Schnabel notes that the question on everyone's lips is where the jobs come from to replace the value chain created by the coal sector.

“We must ensure the transition is just and that no one gets left behind, and in this renewable energy represents not only a sustainable source, it also creates jobs right across the value chain.”

Take for example Solar PV, Schnabel explains; with some 11GW of coal to be decommissioned by 2030, renewable energy can step into the breach.

He adds that not only will the 16GW wind, 6GW solar PV utility and 6GW distributed generation more than compensate for the loss of coal, but will also create the much-needed increase in capacity SA needs to enable a functioning economy.

“More importantly, the jobs created by these energy sources are plentiful.
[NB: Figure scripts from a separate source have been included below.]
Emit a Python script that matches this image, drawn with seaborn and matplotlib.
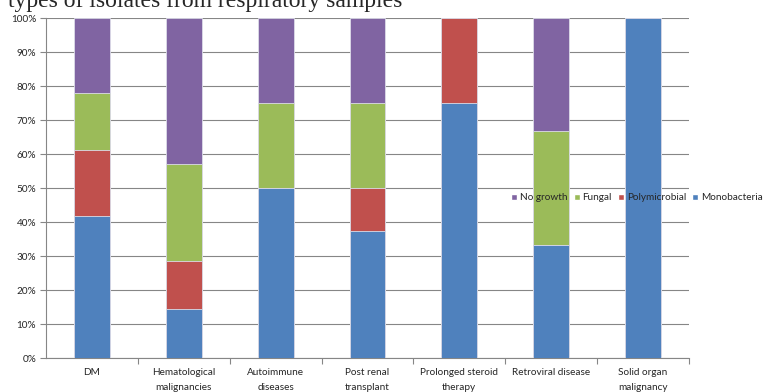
import numpy as np
import pandas as pd
import seaborn as sns
import matplotlib.pyplot as plt
from matplotlib.patches import Patch
from matplotlib.ticker import PercentFormatter

categories = ["DM", "Hematological\nmalignancies", "Autoimmune\ndiseases",
              "Post renal\ntransplant", "Prolonged steroid\ntherapy",
              "Retroviral disease", "Solid organ\nmalignancy"]
monobacteria = [41.7, 14.3, 50.0, 37.5, 75.0, 33.3, 100.0]
polymicrobial = [19.4, 14.3, 0.0, 12.5, 25.0, 0.0, 0.0]
fungal = [16.7, 28.5, 25.0, 25.0, 0.0, 33.4, 0.0]
no_growth = [22.2, 42.9, 25.0, 25.0, 0.0, 33.3, 0.0]
series_names = ["Monobacteria", "Polymicrobial", "Fungal", "No growth"]

colors = {"Monobacteria": "#4F81BD", "Polymicrobial": "#C0504D",
          "Fungal": "#9BBB59", "No growth": "#8064A2"}

sns.set_style("white")
plt.rcParams['font.family'] = ['Lato', 'DejaVu Sans']

df = pd.DataFrame({"category": categories, "Monobacteria": monobacteria,
                   "Polymicrobial": polymicrobial, "Fungal": fungal,
                   "No growth": no_growth})

fig = plt.figure(figsize=(7.69, 3.92), dpi=100)
ax = fig.add_axes([46 / 769, 1 - 358 / 392, (689 - 46) / 769, 340 / 392])

# stacked bars: draw the cumulative totals from the top series down
cum = df[series_names].cumsum(axis=1)
for name in reversed(series_names):
    sns.barplot(x=df["category"], y=cum[name], color=colors[name], width=0.39,
                saturation=1, edgecolor="#dcdce8", linewidth=0.6, ax=ax, zorder=3)

ax.set_ylim(0, 100)
ax.set_xlim(-0.5, len(categories) - 0.5)
ax.set_yticks(np.arange(0, 101, 10))
ax.yaxis.set_major_formatter(PercentFormatter(decimals=0))
ax.set_xticks(np.arange(len(categories)))
ax.set_xticklabels(categories)
ax.set_xticks(np.arange(len(categories)) + 0.5, minor=True)
ax.set_xlabel("")
ax.set_ylabel("")
ax.grid(axis="y", color="#868686", linewidth=0.8, zorder=0)
ax.set_axisbelow(True)
for s in ["top", "right"]:
    ax.spines[s].set_visible(False)
for s in ["left", "bottom"]:
    ax.spines[s].set_color("#868686")
    ax.spines[s].set_linewidth(0.8)
ax.tick_params(axis="y", which="major", left=True, length=4, width=0.8,
               color="#868686", labelsize=7.2, pad=3)
ax.tick_params(axis="x", which="major", bottom=False, labelsize=7.2, pad=4)
ax.tick_params(axis="x", which="minor", bottom=True, length=4, width=0.8,
               color="#868686")
for lab in ax.get_xticklabels():
    lab.set_linespacing(1.75)

handles = [Patch(facecolor=colors[n], label=n) for n in reversed(series_names)]
fig.legend(handles=handles, loc="center left", bbox_to_anchor=(511 / 769, 1 - 198 / 392),
           ncol=4, frameon=False, fontsize=7.2, handlelength=0.6, handleheight=0.6,
           handletextpad=0.3, columnspacing=0.6, borderpad=0, borderaxespad=0)

fig.text(8 / 769, 1 - 7 / 392, "types of isolates from respiratory samples",
         family="Liberation Serif", fontsize=17, va="baseline", ha="left")

fig.savefig("out.png", dpi=100)
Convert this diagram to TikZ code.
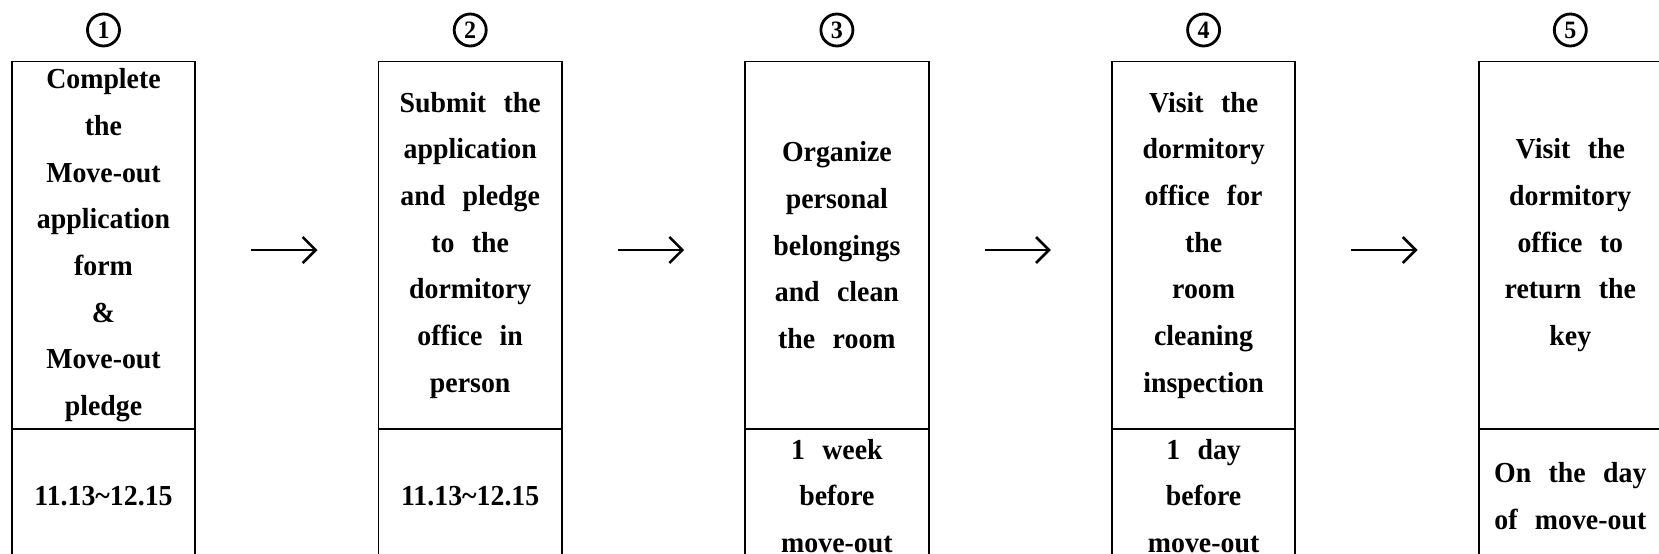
\documentclass[tikz,border=0pt]{standalone}
\usepackage{fontspec}
\newfontfamily\boxf[FakeStretch=0.96]{Liberation Serif}
\usetikzlibrary{arrows.meta}
\newcommand\txtfont{\boxf\bfseries\fontsize{14.5}{23.35}\selectfont\spaceskip=0.6em\relax}
\tikzset{
 cell/.style={draw, line width=0.95pt, minimum width=91.75pt, inner sep=0pt, align=center, font=\txtfont, anchor=north},
 topcell/.style={cell, minimum height=183.75pt},
 botcell/.style={cell, minimum height=67pt},
 num/.style={circle, draw, line width=1.4pt, minimum size=16pt, inner sep=0pt, font=\boxf\bfseries\fontsize{12.5}{12.5}\selectfont},
 flow/.style={-{Straight Barb[length=6.5pt,width=13pt,line width=1.3pt]}, line width=1.3pt}
}
\begin{document}
\begin{tikzpicture}[x=0.5pt,y=-0.5pt]
\useasboundingbox (0,0) rectangle (1659,553);
% numbers
\node[num] (n1) at (103.5,30) {1};
\node[num] (n2) at (470.2,30) {2};
\node[num] (n3) at (836.9,30) {3};
\node[num] (n4) at (1203.6,30) {4};
\node[num] (n5) at (1570.3,30) {5};
% top cells
\node[topcell] (t1) at (103.5,60.5) {Complete\\the\\Move-out\\application\\form\\\&\\Move-out\\pledge};
\node[topcell] (t2) at (470.2,60.5) {Submit the\\application\\and pledge\\to the\\dormitory\\office in\\person};
\node[topcell] (t3) at (836.9,60.5) {Organize\\personal\\belongings\\and clean\\the room};
\node[topcell] (t4) at (1203.6,60.5) {Visit the\\dormitory\\office for\\the\\room\\cleaning\\inspection};
\node[topcell] (t5) at (1570.3,60.5) {Visit the\\dormitory\\office to\\return the\\key};
% bottom cells
\node[botcell] (b1) at (103.5,428) {11.13\textasciitilde12.15};
\node[botcell] (b2) at (470.2,428) {11.13\textasciitilde12.15};
\node[botcell] (b3) at (836.9,428) {1 week\\before\\move-out};
\node[botcell] (b4) at (1203.6,428) {1 day\\before\\move-out};
\node[botcell] (b5) at (1570.3,428) {On the day\\of move-out};
% arrows
\draw[flow] ([xshift=27.5pt,yshift=-2.4pt]t1.east) -- ([xshift=-30pt,yshift=-2.4pt]t2.west);
\draw[flow] ([xshift=27.5pt,yshift=-2.4pt]t2.east) -- ([xshift=-30pt,yshift=-2.4pt]t3.west);
\draw[flow] ([xshift=27.5pt,yshift=-2.4pt]t3.east) -- ([xshift=-30pt,yshift=-2.4pt]t4.west);
\draw[flow] ([xshift=27.5pt,yshift=-2.4pt]t4.east) -- ([xshift=-30pt,yshift=-2.4pt]t5.west);
\end{tikzpicture}
\end{document}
SAPVIA has commissioned a jobs study which we anticipate will report that utility-scale solar PV projects can generate between seven and 14 jobs per MW capacity, commercial projects between 10 to 12 jobs, while residential projects could create up to 14 jobs per MW.

“These numbers are not to be sniffed at and we could use the current energy crisis as the impetus we need to make a step change and address the fundamental flaws in our infrastructure and economy.”

Wind for the win

Another industry body, the South African Wind Energy Association (SAWEA), says the power crisis that SA is in at the moment is a long-standing problem.

“Unless the country implements clear and decisive policy initiatives and implements the Integrated Resource Plan (IRP 2019), load-shedding will be here to stay and continue to drag down our economy,” says Ntombifuthi Ntuli, CEO of SAWEA.

“It is clear from the IRP2019 that the new generation capacity should come from low-cost and reliable renewable energy sources, such as wind.”

According to Ntuli, in December 2019, the country reached stage six load-shedding, in the middle of summer, which is something that shouldn’t happen considering the low energy demand in summer months.

“Eskom has admitted, on several occasions, that they have an ailing fleet of power stations, characterised by a maintenance backlog which has reduced their energy availability factor to below 65%.

“In order to address this long-term crisis, the country needs to think about long-term solutions. And we do have a long-term solution in the form of an approved Integrated Resource Plan that ushers the country into an energy transition from carbon-intensive generation technologies to clean energy.”

Ntuli says wind energy has a big role to play in that transition as it will contribute 18% to the total power system by 2030, according to the IRP2019.